Jurors may be excused for reasons such as a personal or financial relationship with a party, which would impair their ability to be fair. In addition, each side may excuse a limited number of jurors by peremptory challenge without any reason. Jurors who are excused from one case may be eligible to sit on another.
Once selected as a juror, you will need to listen to the judge, witnesses and attorneys, consider the evidence presented, make an intelligent and just decision based on the evidence presented to you following the instructions provided by the court.
Conduct of a Trial
The trial will begin with opening statements by the attorneys for both sides. The attorneys will explain their client’s position and what they expect to prove. These statements are not considered evidence but are an introduction to claims, which must be proven by the presentment of evidence.
The examination of witnesses and presentation of evidence will begin after opening statements. The witnesses will first be examined by the attorney who called them, then cross-examined by the other attorney. This process can proceed further by redirect and re-cross examinations.
Attorneys may make objections during the trial in an effort to limit the testimony being presented. Objections are a legal and proper part of the trial process. If the judge sustains the objection the evidence or testimony is not proper, and if he overrules the objections, the line of questioning may continue.
Occasionally during a trial the jurors are excused so that arguments may be presented to the court concerning an objection or other legal issues. This is done outside the presence of the jurors to avoid possible prejudice. These activities and the judge’s ruling on objections should not cause you to give either side more favorable consideration.
In final arguments, both attorneys will have an opportunity to summarize their positions and review the facts of the case. At the conclusion of the final arguments, the judge will issue instructions to the jury concerning the law and its application to the particular case. The jurors will then proceed to the jury room to begin deliberation. The jurors must select a foreperson that presides over these deliberations. You will discuss the evidence and attempt to arrive at a fair and impartial verdict based on the facts presented during the trial and the law as given by the judge’s instructions. When deliberations are complete, you will return to the courtroom for the presentation of your verdict.
Jurors must be prompt in arriving at the court. A trial cannot begin unless all jurors are present.
Jurors must give their undivided attention to the witnesses, attorneys, and proceedings. Remember that the outcome of the case is very important to those concerned.
Jurors must not let radio, T.V., newspaper articles, or other publicity concerning a case affect their decision. A verdict must be based on the evidence presented at the trial.

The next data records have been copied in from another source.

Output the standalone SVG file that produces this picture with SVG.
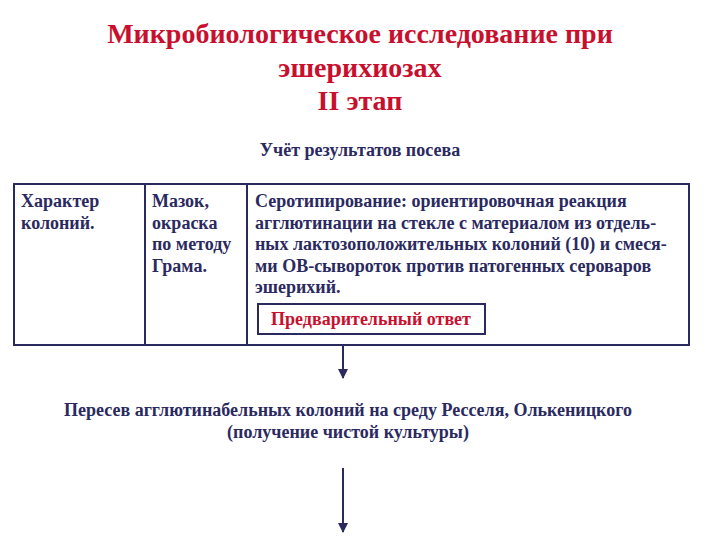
<svg xmlns="http://www.w3.org/2000/svg" width="720" height="540" viewBox="0 0 720 540">
<style>
text{font-family:"Liberation Serif","DejaVu Serif",serif;font-weight:bold}
.t{fill:#c8102e;font-size:28px;text-anchor:middle}
.n{fill:#2b2a5f;font-size:18px}
.c{text-anchor:middle}
.b{fill:#fff;stroke:#2b2a5f;stroke-width:2}
.l{stroke:#2b2a5f;stroke-width:2;fill:none}
</style>
<defs><marker id="a" viewBox="0 0 10 10" refX="9" refY="5" markerWidth="5" markerHeight="6" orient="auto"><path d="M0,0L10,5L0,10z" fill="#2b2a5f"/></marker></defs>
<rect width="720" height="540" fill="#fff"/>
<g id="title"><text class="t" x="360" y="43">Микробиологическое исследование при</text><text class="t" x="360" y="77">эшерихиозах</text><text class="t" x="360" y="110">II этап</text></g>
<g id="sub"><text class="n c" x="360" y="156">Учёт результатов посева</text></g>
<g id="n1"><rect class="b" x="14" y="184" width="131" height="161"/><text class="n" x="21" y="207">Характер</text><text class="n" x="21" y="229">колоний.</text></g>
<g id="n2"><rect class="b" x="145" y="184" width="102" height="161"/><text class="n" x="152" y="207">Мазок,</text><text class="n" x="152" y="229">окраска</text><text class="n" x="152" y="250">по методу</text><text class="n" x="152" y="272">Грама.</text></g>
<g id="n3"><rect class="b" x="247" y="184" width="442" height="161"/><text class="n" x="255" y="207">Серотипирование: ориентировочная реакция</text><text class="n" x="255" y="229">агглютинации на стекле с материалом из отдель-</text><text class="n" x="255" y="250">ных лактозоположительных колоний (10) и смеся-</text><text class="n" x="255" y="272">ми ОВ-сывороток против патогенных сероваров</text><text class="n" x="255" y="293">эшерихий.</text></g>
<g id="n4"><rect class="b" x="258" y="304" width="227" height="30"/><text class="n c" x="371" y="325" style="fill:#c8102e">Предварительный ответ</text></g>
<g id="n5"><text class="n c" x="348" y="416">Пересев агглютинабельных колоний на среду Ресселя, Олькеницкого</text><text class="n c" x="348" y="438">(получение чистой культуры)</text></g>
<g id="connectors"><line class="l" x1="343" y1="345" x2="343" y2="378" marker-end="url(#a)"/><line class="l" x1="343" y1="468" x2="343" y2="532" marker-end="url(#a)"/></g>
</svg>
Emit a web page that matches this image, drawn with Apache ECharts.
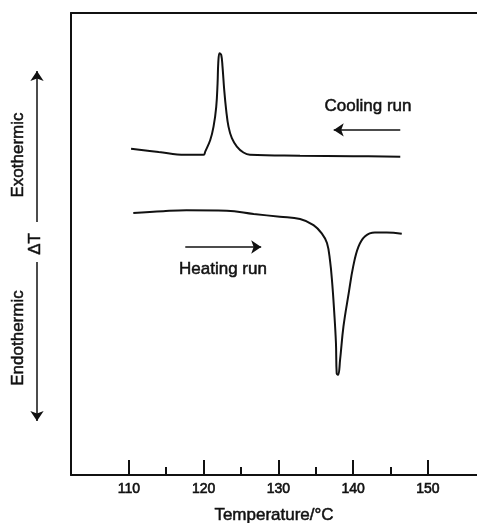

Jurors must not discuss the case with friends, relatives, or trial participants. If you are approached about the case, report the incident to the court bailiff immediately.
Jurors must not become involved in independent investigations about the case. When it becomes necessary to inspect a scene the jury will do so as a group under the court’s supervision only.

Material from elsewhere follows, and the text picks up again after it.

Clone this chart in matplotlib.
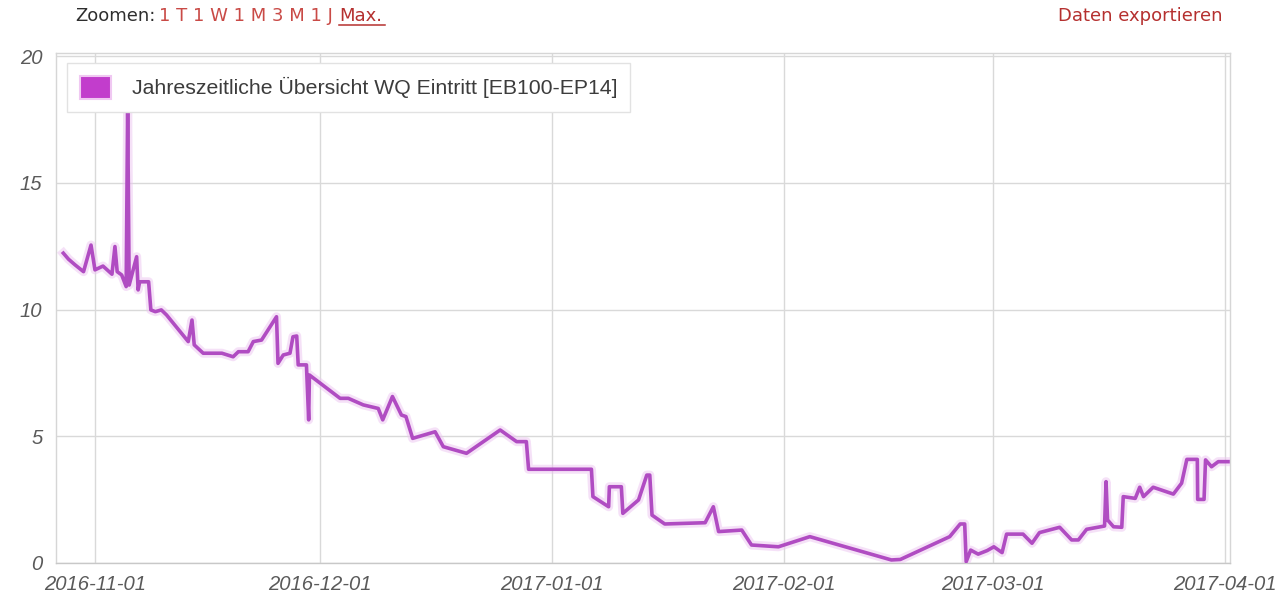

Jurors must be impartial and avoid comments or expressions during the trial, which convey feelings about the case.
Jurors will be compensated for their time and mileage at the end of their term.
The jury is a critical element in our system of justice. You should be proud of your service as a juror. Your presence is necessary, regardless of whether you are selected to serve on a case. The court and the litigants appreciate your service.